# Your objective:
Reproduce all the lines below exactly and omit the images.

# Given material:
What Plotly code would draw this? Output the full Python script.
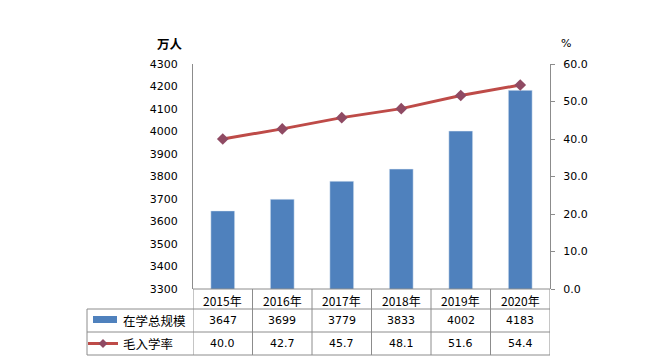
import plotly.graph_objects as go

years = ["2015年", "2016年", "2017年", "2018年", "2019年", "2020年"]
enrollment = [3647, 3699, 3779, 3833, 4002, 4183]
gross_rate = [40.0, 42.7, 45.7, 48.1, 51.6, 54.4]
enroll_labels = ["3647", "3699", "3779", "3833", "4002", "4183"]
rate_labels = ["40.0", "42.7", "45.7", "48.1", "51.6", "54.4"]
series_names = ["在学总规模", "毛入学率"]
left_ticks = list(range(3300, 4301, 100))
right_ticks = [0, 10, 20, 30, 40, 50, 60]

W, H = 672, 364
L, R, T, B = 193, 122, 64, 75
PW = W - L - R
PH = H - T - B

BAR = "#4F81BD"
LINE = "#BE4B48"
MARK = "#8F4A63"
GRID = "#8C8C8C"
NUMF = "DejaVu Sans"
CJK = "Noto Sans CJK SC"

def py(px):  # pixel y (from top) to paper y
    return (H - B - px) / PH

def pxx(px):
    return (px - L) / PW

fig = go.Figure()
fig.add_trace(go.Bar(x=list(range(len(years))), y=enrollment, marker_color=BAR,
                     width=0.4, name=series_names[0]))
fig.add_trace(go.Scatter(x=list(range(len(years))), y=gross_rate, yaxis="y2",
                         mode="lines+markers", name=series_names[1],
                         line=dict(color=LINE, width=3),
                         marker=dict(symbol="diamond", size=9, color=MARK)))

shapes = []
annotations = []
n = len(years)
y_top = H - B          # 289
row1 = y_top + 20      # 309
row2 = row1 + 23       # 332
row3 = row2 + 23       # 355
line_style = dict(color=GRID, width=1)

for i in range(n + 1):
    shapes.append(dict(type="line", xref="x", yref="paper", x0=i - 0.5, x1=i - 0.5,
                       y0=py(y_top), y1=py(row3), line=line_style))
shapes.append(dict(type="line", xref="paper", yref="paper", x0=pxx(87), x1=pxx(87),
                   y0=py(row1), y1=py(row3), line=line_style))
shapes.append(dict(type="line", xref="paper", yref="paper", x0=0, x1=1,
                   y0=py(y_top), y1=py(y_top), line=line_style))
for yy in (row1, row2, row3):
    shapes.append(dict(type="line", xref="paper", yref="paper", x0=pxx(87), x1=1,
                       y0=py(yy), y1=py(yy), line=line_style))

shapes.append(dict(type="rect", xref="paper", yref="paper", x0=pxx(93), x1=pxx(117),
                   y0=py(323), y1=py(316), fillcolor=BAR, line=dict(width=0)))
shapes.append(dict(type="line", xref="paper", yref="paper", x0=pxx(88), x1=pxx(118),
                   y0=py(343.5), y1=py(343.5), line=dict(color=LINE, width=3)))
cx, cy, r = 103, 343.5, 4.5
shapes.append(dict(type="path", xref="paper", yref="paper",
                   path=f"M {pxx(cx - r)} {py(cy)} L {pxx(cx)} {py(cy - r)} L {pxx(cx + r)} {py(cy)} L {pxx(cx)} {py(cy + r)} Z",
                   fillcolor=MARK, line=dict(width=0)))

def cell(text, x, xref, ypx, size=11, family=NUMF, xanchor="center"):
    annotations.append(dict(text=text, x=x, xref=xref, y=py(ypx), yref="paper",
                            showarrow=False, xanchor=xanchor, yanchor="middle",
                            font=dict(family=family, size=size, color="#000")))

for i in range(n):
    cell(years[i], i, "x", (y_top + row1) / 2 + 1, size=12, family=CJK)
    cell(enroll_labels[i], i, "x", (row1 + row2) / 2)
    cell(rate_labels[i], i, "x", (row2 + row3) / 2)

cell(series_names[0], pxx(121), "paper", (row1 + row2) / 2, size=12.5, family=CJK, xanchor="left")
cell(series_names[1], pxx(121), "paper", (row2 + row3) / 2, size=12.5, family=CJK, xanchor="left")

annotations.append(dict(text="<b>万人</b>", x=pxx(155), xref="paper", y=py(43), yref="paper",
                        showarrow=False, yanchor="middle",
                        font=dict(family=CJK, size=12.5, color="#000")))
annotations.append(dict(text="%", x=pxx(573), xref="paper", y=py(43), yref="paper",
                        showarrow=False, yanchor="middle",
                        font=dict(family=NUMF, size=11, color="#000")))

fig.update_layout(
    width=W, height=H,
    margin=dict(l=L, r=R, t=T, b=B, pad=0),
    paper_bgcolor="white", plot_bgcolor="white",
    showlegend=False,
    shapes=shapes, annotations=annotations,
    xaxis=dict(range=[-0.5, n - 0.5], showticklabels=False, showgrid=False,
               zeroline=False, showline=False, ticks=""),
    yaxis=dict(range=[3300, 4300], tickvals=left_ticks, showgrid=False, zeroline=False,
               showline=True, linecolor=GRID, linewidth=1, ticks="",
               ticklabelstandoff=12,
               tickfont=dict(family=NUMF, size=11, color="#000")),
    yaxis2=dict(range=[0, 60], overlaying="y", side="right", tickvals=right_ticks,
                tickformat=".1f", showgrid=False, zeroline=False,
                showline=True, linecolor=GRID, linewidth=1,
                ticks="outside", ticklen=4, tickcolor=GRID,
                ticklabelstandoff=6,
                tickfont=dict(family=NUMF, size=11, color="#000")),
)

fig.write_html("out.html", config={"displayModeBar": False},
               post_script="document.body.style.margin='0';")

# Answer for this exercise:
What Plotly code would draw this? Output the full Python script.
import plotly.graph_objects as go

years = ["2015年", "2016年", "2017年", "2018年", "2019年", "2020年"]
enrollment = [3647, 3699, 3779, 3833, 4002, 4183]
gross_rate = [40.0, 42.7, 45.7, 48.1, 51.6, 54.4]
enroll_labels = ["3647", "3699", "3779", "3833", "4002", "4183"]
rate_labels = ["40.0", "42.7", "45.7", "48.1", "51.6", "54.4"]
series_names = ["在学总规模", "毛入学率"]
left_ticks = list(range(3300, 4301, 100))
right_ticks = [0, 10, 20, 30, 40, 50, 60]

W, H = 672, 364
L, R, T, B = 193, 122, 64, 75
PW = W - L - R
PH = H - T - B

BAR = "#4F81BD"
LINE = "#BE4B48"
MARK = "#8F4A63"
GRID = "#8C8C8C"
NUMF = "DejaVu Sans"
CJK = "Noto Sans CJK SC"

def py(px):  # pixel y (from top) to paper y
    return (H - B - px) / PH

def pxx(px):
    return (px - L) / PW

fig = go.Figure()
fig.add_trace(go.Bar(x=list(range(len(years))), y=enrollment, marker_color=BAR,
                     width=0.4, name=series_names[0]))
fig.add_trace(go.Scatter(x=list(range(len(years))), y=gross_rate, yaxis="y2",
                         mode="lines+markers", name=series_names[1],
                         line=dict(color=LINE, width=3),
                         marker=dict(symbol="diamond", size=9, color=MARK)))

shapes = []
annotations = []
n = len(years)
y_top = H - B          # 289
row1 = y_top + 20      # 309
row2 = row1 + 23       # 332
row3 = row2 + 23       # 355
line_style = dict(color=GRID, width=1)

for i in range(n + 1):
    shapes.append(dict(type="line", xref="x", yref="paper", x0=i - 0.5, x1=i - 0.5,
                       y0=py(y_top), y1=py(row3), line=line_style))
shapes.append(dict(type="line", xref="paper", yref="paper", x0=pxx(87), x1=pxx(87),
                   y0=py(row1), y1=py(row3), line=line_style))
shapes.append(dict(type="line", xref="paper", yref="paper", x0=0, x1=1,
                   y0=py(y_top), y1=py(y_top), line=line_style))
for yy in (row1, row2, row3):
    shapes.append(dict(type="line", xref="paper", yref="paper", x0=pxx(87), x1=1,
                       y0=py(yy), y1=py(yy), line=line_style))

shapes.append(dict(type="rect", xref="paper", yref="paper", x0=pxx(93), x1=pxx(117),
                   y0=py(323), y1=py(316), fillcolor=BAR, line=dict(width=0)))
shapes.append(dict(type="line", xref="paper", yref="paper", x0=pxx(88), x1=pxx(118),
                   y0=py(343.5), y1=py(343.5), line=dict(color=LINE, width=3)))
cx, cy, r = 103, 343.5, 4.5
shapes.append(dict(type="path", xref="paper", yref="paper",
                   path=f"M {pxx(cx - r)} {py(cy)} L {pxx(cx)} {py(cy - r)} L {pxx(cx + r)} {py(cy)} L {pxx(cx)} {py(cy + r)} Z",
                   fillcolor=MARK, line=dict(width=0)))

def cell(text, x, xref, ypx, size=11, family=NUMF, xanchor="center"):
    annotations.append(dict(text=text, x=x, xref=xref, y=py(ypx), yref="paper",
                            showarrow=False, xanchor=xanchor, yanchor="middle",
                            font=dict(family=family, size=size, color="#000")))

for i in range(n):
    cell(years[i], i, "x", (y_top + row1) / 2 + 1, size=12, family=CJK)
    cell(enroll_labels[i], i, "x", (row1 + row2) / 2)
    cell(rate_labels[i], i, "x", (row2 + row3) / 2)

cell(series_names[0], pxx(121), "paper", (row1 + row2) / 2, size=12.5, family=CJK, xanchor="left")
cell(series_names[1], pxx(121), "paper", (row2 + row3) / 2, size=12.5, family=CJK, xanchor="left")

annotations.append(dict(text="<b>万人</b>", x=pxx(155), xref="paper", y=py(43), yref="paper",
                        showarrow=False, yanchor="middle",
                        font=dict(family=CJK, size=12.5, color="#000")))
annotations.append(dict(text="%", x=pxx(573), xref="paper", y=py(43), yref="paper",
                        showarrow=False, yanchor="middle",
                        font=dict(family=NUMF, size=11, color="#000")))

fig.update_layout(
    width=W, height=H,
    margin=dict(l=L, r=R, t=T, b=B, pad=0),
    paper_bgcolor="white", plot_bgcolor="white",
    showlegend=False,
    shapes=shapes, annotations=annotations,
    xaxis=dict(range=[-0.5, n - 0.5], showticklabels=False, showgrid=False,
               zeroline=False, showline=False, ticks=""),
    yaxis=dict(range=[3300, 4300], tickvals=left_ticks, showgrid=False, zeroline=False,
               showline=True, linecolor=GRID, linewidth=1, ticks="",
               ticklabelstandoff=12,
               tickfont=dict(family=NUMF, size=11, color="#000")),
    yaxis2=dict(range=[0, 60], overlaying="y", side="right", tickvals=right_ticks,
                tickformat=".1f", showgrid=False, zeroline=False,
                showline=True, linecolor=GRID, linewidth=1,
                ticks="outside", ticklen=4, tickcolor=GRID,
                ticklabelstandoff=6,
                tickfont=dict(family=NUMF, size=11, color="#000")),
)

fig.write_html("out.html", config={"displayModeBar": False},
               post_script="document.body.style.margin='0';")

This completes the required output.